All lines from the beginning of the listing through the line with "Y_MIN, Y_MAX = -1.5, 1.5" are to be copied word for word; the pictures are not.

[Start Supplied data]

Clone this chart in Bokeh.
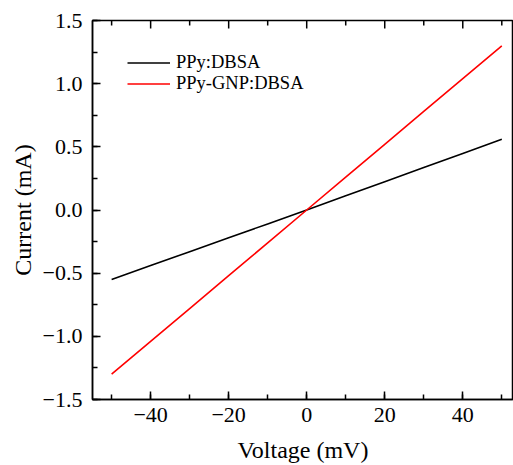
from bokeh.plotting import figure
from bokeh.models import Range1d, CustomJSTickFormatter, SingleIntervalTicker, Legend, LegendItem
from bokeh.embed import file_html
from bokeh.resources import INLINE

voltage = [-50, -40, -30, -20, -10, 0, 10, 20, 30, 40, 50]
current_ppy = [-0.55, -0.44, -0.33, -0.22, -0.11, 0.0, 0.112, 0.224, 0.336, 0.448, 0.56]
current_gnp = [-1.30, -1.04, -0.78, -0.52, -0.26, 0.0, 0.26, 0.52, 0.78, 1.04, 1.30]
labels = ["PPy:DBSA", "PPy-GNP:DBSA"]
x_ticks = [-40, -20, 0, 20, 40]
x_minor_ticks = [-50, -30, -10, 10, 30, 50]

FONT = "Liberation Serif"
Y_MIN, Y_MAX = -1.5, 1.5

p = figure(width=513, height=465, output_backend="svg", toolbar_location=None,
           x_range=Range1d(-54.9, 53.0), y_range=Range1d(Y_MIN, Y_MAX),
           min_border_left=92, min_border_top=20, min_border_right=0, min_border_bottom=10,
           x_axis_label="Voltage (mV)", y_axis_label="Current (mA)")
p.grid.visible = False
p.outline_line_color = "black"
p.outline_line_width = 1.5
p.background_fill_color = "white"
p.border_fill_color = "white"

xfmt = CustomJSTickFormatter(code="return tick.toFixed(0).replace('-', '\u2212');")
yfmt = CustomJSTickFormatter(code="return tick.toFixed(1).replace('-', '\u2212');")

p.xaxis.ticker = SingleIntervalTicker(interval=20, num_minor_ticks=2)
p.yaxis.ticker = SingleIntervalTicker(interval=0.5, num_minor_ticks=2)
p.xaxis.formatter = xfmt
p.yaxis.formatter = yfmt

for ax in (p.xaxis[0], p.yaxis[0]):
    ax.axis_line_width = 1.5
    ax.major_tick_line_width = 1.5
    ax.minor_tick_line_width = 1.5
    ax.major_tick_in = 8
    ax.major_tick_out = 0
    ax.minor_tick_in = 5
    ax.minor_tick_out = 0
    ax.major_label_text_font = FONT
    ax.major_label_text_font_size = "22px"
    ax.major_label_text_color = "black"
    ax.axis_label_text_font = FONT
    ax.axis_label_text_font_size = "24px"
    ax.axis_label_text_font_style = "normal"
    ax.axis_label_text_color = "black"

p.xaxis[0].major_label_standoff = 8
p.yaxis[0].major_label_standoff = 10
p.xaxis[0].axis_label_standoff = 12
p.yaxis[0].axis_label_standoff = 4

# inward ticks along the top edge of the frame
maj_len = 8 / 378 * (Y_MAX - Y_MIN)
min_len = 5 / 378 * (Y_MAX - Y_MIN)
p.segment(x0=x_ticks, y0=[Y_MAX] * len(x_ticks), x1=x_ticks,
          y1=[Y_MAX - maj_len] * len(x_ticks), line_color="black", line_width=1.5)
p.segment(x0=x_minor_ticks, y0=[Y_MAX] * len(x_minor_ticks), x1=x_minor_ticks,
          y1=[Y_MAX - min_len] * len(x_minor_ticks), line_color="black", line_width=1.5)

r1 = p.line(voltage, current_ppy, line_color="black", line_width=1.6)
r2 = p.line(voltage, current_gnp, line_color="red", line_width=1.6)

legend = Legend(items=[LegendItem(label=labels[0], renderers=[r1]),
                       LegendItem(label=labels[1], renderers=[r2])],
                location=(35, 305))
legend.border_line_color = None
legend.background_fill_alpha = 0
legend.padding = 0
legend.margin = 0
legend.spacing = 0
legend.glyph_width = 43
legend.glyph_height = 21
legend.label_height = 21
legend.label_standoff = 6
legend.label_text_font = FONT
legend.label_text_font_size = "18.5px"
legend.label_text_color = "black"
p.add_layout(legend)

open("out.html", "w").write(file_html(p, INLINE))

[End Supplied data]

▸ **Solved problem**:
Clone this chart in Bokeh.
from bokeh.plotting import figure
from bokeh.models import Range1d, CustomJSTickFormatter, SingleIntervalTicker, Legend, LegendItem
from bokeh.embed import file_html
from bokeh.resources import INLINE

voltage = [-50, -40, -30, -20, -10, 0, 10, 20, 30, 40, 50]
current_ppy = [-0.55, -0.44, -0.33, -0.22, -0.11, 0.0, 0.112, 0.224, 0.336, 0.448, 0.56]
current_gnp = [-1.30, -1.04, -0.78, -0.52, -0.26, 0.0, 0.26, 0.52, 0.78, 1.04, 1.30]
labels = ["PPy:DBSA", "PPy-GNP:DBSA"]
x_ticks = [-40, -20, 0, 20, 40]
x_minor_ticks = [-50, -30, -10, 10, 30, 50]

FONT = "Liberation Serif"
Y_MIN, Y_MAX = -1.5, 1.5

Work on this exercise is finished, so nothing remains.